Matt Garite is an Assistant Teaching Professor of English, specializing in the study of 20th and 21st century American literature, with an emphasis on the literature of the 1960s and 1970s counterculture. Dr. Garite grew up on the south shore of Long Island reading comic books and attending all-ages punk shows. The latter awakened in him a lasting interest in the intersections of culture and politics. Travelling north after high school, he pursued his undergraduate and master’s degrees in English at Syracuse University, and (because he wasn’t yet sick of the snow) his PhD from the University at Buffalo. His dissertation, Green Futures: A Cultural History of Ecotopia from the Cold War to the Present, examines the impact of the modern environmental movement on popular conceptions of the future. Prior to his arrival at WFU, Dr. Garite taught at Drake University and High Point University. His research interests include cultural studies, critical theory, and Marxism, and his publications address literature, film, music, art, and videogames. Apart from his work as an academic, Dr. Garite also served for several years as the associate editor for Plot, an online journal dedicated to critical examination of contemporary visual culture.

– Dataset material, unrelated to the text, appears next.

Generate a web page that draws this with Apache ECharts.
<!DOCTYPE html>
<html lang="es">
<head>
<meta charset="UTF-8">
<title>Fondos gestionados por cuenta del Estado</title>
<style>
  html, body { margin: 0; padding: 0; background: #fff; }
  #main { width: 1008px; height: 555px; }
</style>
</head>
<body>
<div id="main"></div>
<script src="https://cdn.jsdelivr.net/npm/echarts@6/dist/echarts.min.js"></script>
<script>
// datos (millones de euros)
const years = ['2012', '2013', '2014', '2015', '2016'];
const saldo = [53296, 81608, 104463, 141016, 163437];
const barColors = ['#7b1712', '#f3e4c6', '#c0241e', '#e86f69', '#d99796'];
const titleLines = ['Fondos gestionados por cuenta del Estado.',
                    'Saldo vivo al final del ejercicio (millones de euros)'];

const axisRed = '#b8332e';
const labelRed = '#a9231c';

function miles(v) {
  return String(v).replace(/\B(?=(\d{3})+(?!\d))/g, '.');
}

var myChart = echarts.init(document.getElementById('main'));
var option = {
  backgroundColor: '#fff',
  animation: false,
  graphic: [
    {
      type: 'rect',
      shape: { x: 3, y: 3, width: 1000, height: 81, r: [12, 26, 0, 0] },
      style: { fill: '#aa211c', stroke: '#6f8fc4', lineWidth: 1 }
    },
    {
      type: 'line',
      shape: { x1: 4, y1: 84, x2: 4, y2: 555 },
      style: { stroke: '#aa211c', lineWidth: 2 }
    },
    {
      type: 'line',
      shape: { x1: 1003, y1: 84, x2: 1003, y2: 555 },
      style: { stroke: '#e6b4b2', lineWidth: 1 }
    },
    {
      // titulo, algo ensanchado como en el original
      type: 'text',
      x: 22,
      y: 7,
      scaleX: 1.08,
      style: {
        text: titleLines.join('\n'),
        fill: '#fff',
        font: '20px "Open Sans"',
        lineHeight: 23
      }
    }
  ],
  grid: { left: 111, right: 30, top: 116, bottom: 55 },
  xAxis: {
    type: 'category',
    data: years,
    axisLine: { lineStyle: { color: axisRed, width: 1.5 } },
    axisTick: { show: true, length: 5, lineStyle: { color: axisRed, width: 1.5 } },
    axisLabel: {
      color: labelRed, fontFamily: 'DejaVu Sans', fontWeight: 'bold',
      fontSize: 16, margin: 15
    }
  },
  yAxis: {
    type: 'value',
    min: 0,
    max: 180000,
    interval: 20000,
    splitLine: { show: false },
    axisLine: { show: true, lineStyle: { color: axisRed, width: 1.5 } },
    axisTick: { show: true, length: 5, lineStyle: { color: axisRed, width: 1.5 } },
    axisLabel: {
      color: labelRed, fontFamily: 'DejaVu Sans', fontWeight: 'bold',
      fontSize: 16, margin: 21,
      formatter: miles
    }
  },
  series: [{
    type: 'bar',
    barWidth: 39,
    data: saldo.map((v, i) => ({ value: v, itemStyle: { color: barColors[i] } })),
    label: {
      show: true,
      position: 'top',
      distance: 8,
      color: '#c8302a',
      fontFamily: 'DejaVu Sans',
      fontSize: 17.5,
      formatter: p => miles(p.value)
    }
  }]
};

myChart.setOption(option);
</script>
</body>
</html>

His current book project examines “consciousness-raising” as a key metaphor and organizing principle for all of the major fronts of the cultural revolution of the 1960s and 1970s. Chapters of the book focus on figures like Aldous Huxley and the members of the “Eupsychian Network”: writers and intellectuals crucial to the launch of America’s psychedelic counterculture.

Since his arrival in 2018, Dr. Garite has offered Core Literature courses like “Hippie Modernism” and “Inner Spaces and Altered States: Literature and Consciousness.” He’s also teaching an American literature survey course this semester on the theme of rebellion. In many ways, his pedagogical philosophy draws upon the countercultural texts and historical moments he studies, with goals like consciousness-raising, language experimentation, and anti-authoritarian or utopian questioning animating the structure of his courses. When he’s not teaching, Dr. Garite enjoys journaling, meditating, collecting books and records, swimming in the ocean, walking with his infant daughter, practicing the art of psychogeography—and, of course, reading widely.